5. Beirut Daily Star says Islam would never condone the acts of barbarity in Mumbai.

"The atrocity that occurred on the streets of Mumbai will unfortunately add to the pressures that ordinary Muslims around the world must face in this age of the global "war on terrorism." There will be those who will point to the attacks as "proof" that Islam is part and parcel with intolerance and barbarity. Muslims will again be forced to correct the ignorance that assumes the worst about Islam by ignoring a simple truth: that no religion in the world would condone such acts of depravity, least of all Islam."

 6. The Mail & Guardian in South Africa says it is an attack on globalised India and "on all of us".

"This was not just an attack on the India that continues to face off with Pakistan over the future of Kashmir or with the Maharashtran Hindu chauvinists who have in the past orchestrated pogroms against Muslims. It was an attack on globalised India, which is to say an attack on the world we all live in now, a world where rich countries are increasingly dependent on goods and services produced in developing countries, where new flows of trade, capital and ideas are radically altering social relations, for better and for worse.

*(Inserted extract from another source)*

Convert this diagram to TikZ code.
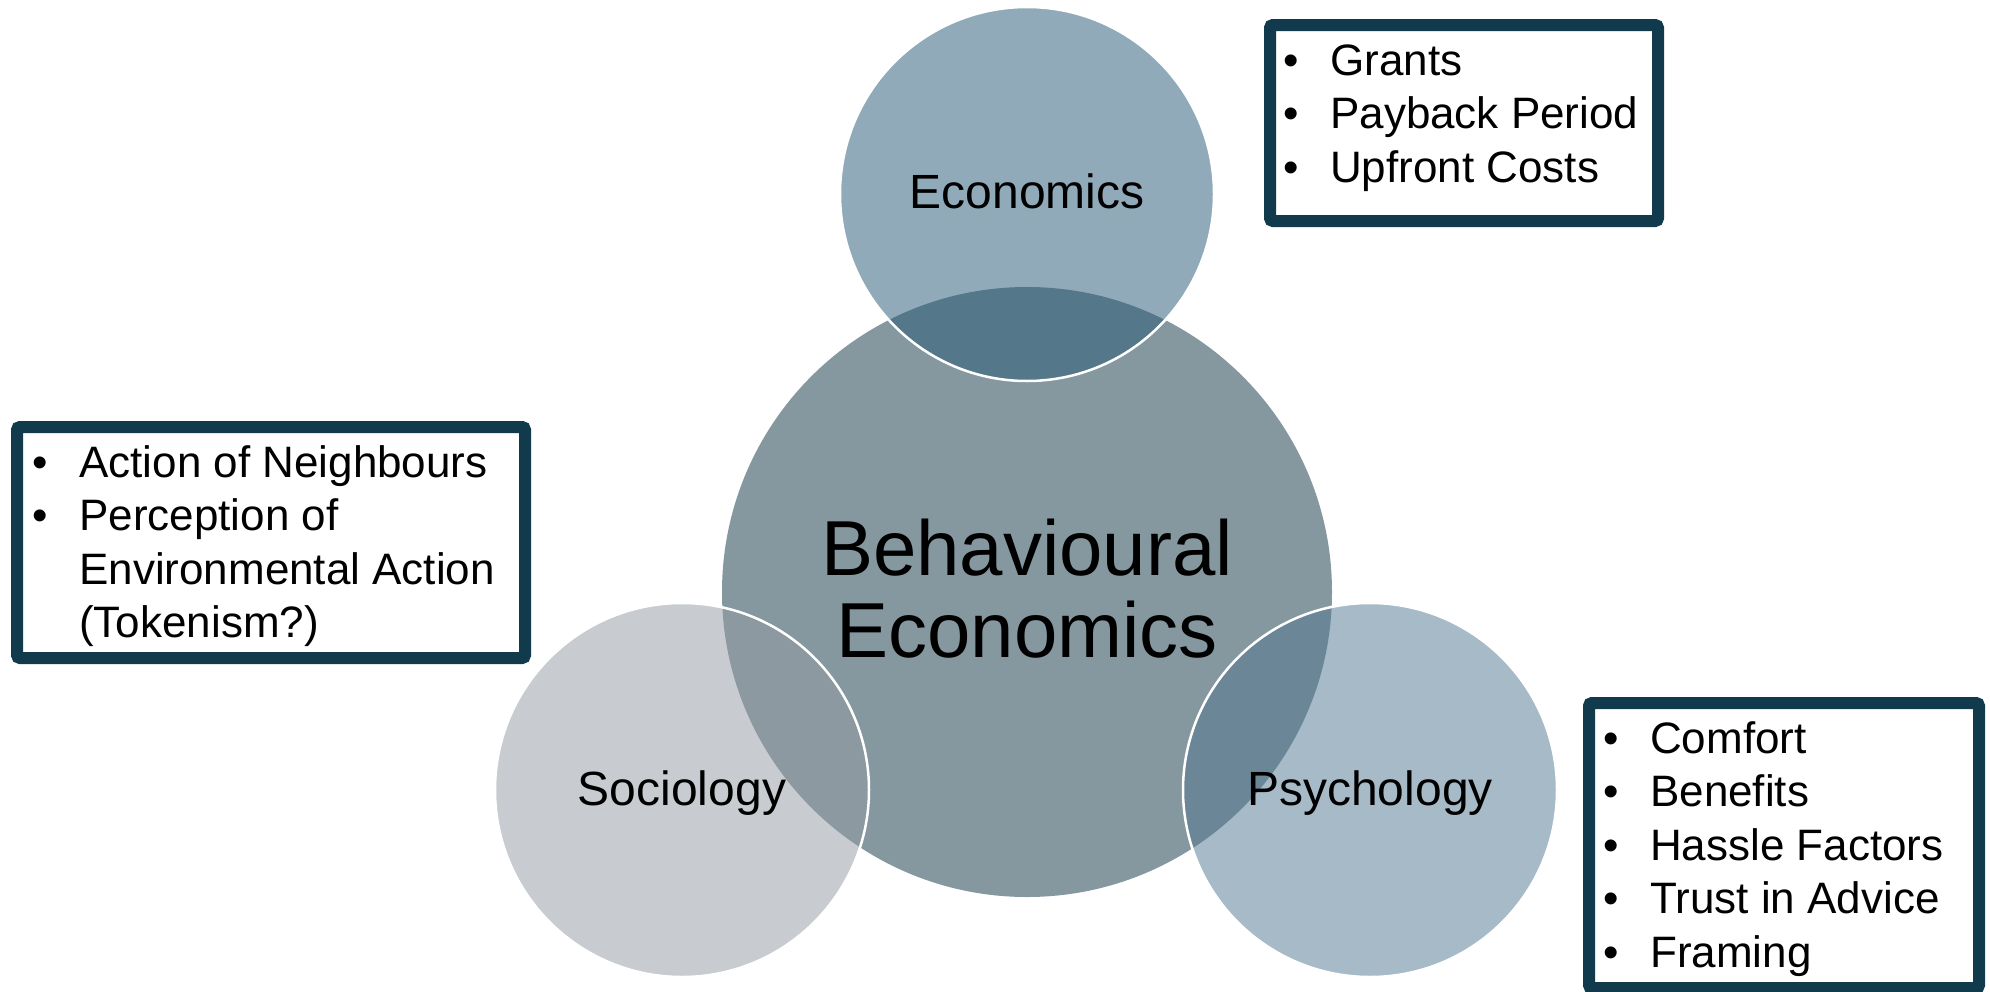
\documentclass[tikz,border=0pt]{standalone}
\usepackage{fontspec}
\setmainfont{Liberation Sans}
\definecolor{corefill}{RGB}{133,152,159}
\definecolor{econfill}{RGB}{37,87,117}
\definecolor{sociofill}{RGB}{147,155,163}
\definecolor{psychfill}{RGB}{80,118,145}
\definecolor{boxline}{RGB}{18,58,77}
\newcommand{\bitem}{\makebox[47pt][l]{•}}
\newcommand{\bcont}{\hspace*{47pt}}
\begin{document}
\begin{tikzpicture}[x=1pt,y=-1pt,
  corecircle/.style={circle, fill=corefill, minimum size=610pt, inner sep=0pt},
  venn/.style={circle, fill opacity=0.5, draw=white, draw opacity=1, line width=2.5pt, minimum size=374pt, inner sep=0pt},
  venntext/.style={anchor=base, inner sep=0pt, font=\fontsize{48}{56}\selectfont},
  infobox/.style={rectangle, draw=boxline, fill=white, line width=12pt, rounded corners=3pt, inner sep=0pt},
  listtext/.style={anchor=north west, inner sep=0pt, align=left, font=\fontsize{44}{53.5}\selectfont}]
\useasboundingbox (0,0) rectangle (1990,991);
\fill[white] (0,0) rectangle (1990,991);

% central circle and the three overlapping discipline circles
\node[corecircle] (core) at (1027,592) {};
\node[venn, fill=econfill] (econ) at (1027,194) {};
\node[venn, fill=sociofill] (socio) at (682,790) {};
\node[venn, fill=psychfill] (psych) at (1370,790) {};

% circle labels
\node[anchor=north, inner sep=0pt, align=center, font=\fontsize{78}{80}\selectfont] (coretext) at (1027,519) {\strut Behavioural\\Economics};
\node[venntext] (econtext) at (1027,208) {Economics};
\node[venntext] (sociotext) at (682,805) {Sociology};
\node[venntext] (psychtext) at (1370,805) {Psychology};

% factor boxes
\node[infobox, minimum width=388pt, minimum height=196pt] (econbox) at (1464,123) {};
\node[infobox, minimum width=508pt, minimum height=231pt] (sociobox) at (271,542.5) {};
\node[infobox, minimum width=390pt, minimum height=285pt] (psychbox) at (1784,845.5) {};

\node[listtext] (econlist) at (1283,37.5) {\strut\bitem Grants\\\bitem Payback Period\\\bitem Upfront Costs};
\node[listtext] (sociolist) at (32,439.5) {\strut\bitem Action of Neighbours\\\bitem Perception of\\\bcont Environmental Action\\\bcont (Tokenism?)};
\node[listtext] (psychlist) at (1603,715.5) {\strut\bitem Comfort\\\bitem Benefits\\\bitem Hassle Factors\\\bitem Trust in Advice\\\bitem Framing};
\end{tikzpicture}
\end{document}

To see these attacks simply as products of India's long war with Pakistan or its internal divisions would be a disastrous oversimplification. They are attacks on all of us. That realisation should not only deepen our anger and sadness, it should remind us too that the project of combating terrorism and its roots is not just for American imperialists, it is a global imperative that is desperately in need of new and more effective solutions."

8. Der Spiegel has not written its editorial as yet. But Gregor Peter Scmitz writes from Washington that the terror attack is Barack Obama's first test.

"The crisis could be Obama's first big foreign policy test. The world is going to dissect his response."

9. The Sydney Morning Herald calls for solidarity with India.

".. this week's atrocity bears the hallmarks of the global jihad that brought us the September 11, 2001 attacks and the Bali, London and Madrid bombings. Targets included transport infrastructure, five-star hotels and restaurants frequented by westerners, as well as a Jewish centre. The assailants were young men, heavily armed and well trained. It is not yet known if they were imported for this purpose or were home-grown terrorists. India has known both in the 62 years since independence. At times, Pakistan has done its best to pour fuel on India's internal fires, and India's Prime Minister, Manmohan Singh, has been quick to warn of serious consequences if the latest attacks are linked to neighbouring countries

"It is to be hoped that a rush to judgment - egged on by India's highly competitive news media - will be avoided."

 10. Canada's National Post too takes the ridiculous "root-causes" line, but points fingers at Pakistan and Bangladesh as well.

"Among India's one billion inhabitants are nearly 140 million Muslims, many of whom feel politically and economically disenfranchised. Some, especially in the majority-Muslim state of Kashmir, share the radicalized agenda of Islamist terrorist groups in neighbouring countries. With Muslim Pakistan and Muslim Bangladesh bookending India -- both nations full of groups with axes to grind against the government in New Delhi -- a likely scenario is that local terrorists, urged on and financed by foreign elements, were behind Wednesday's killings."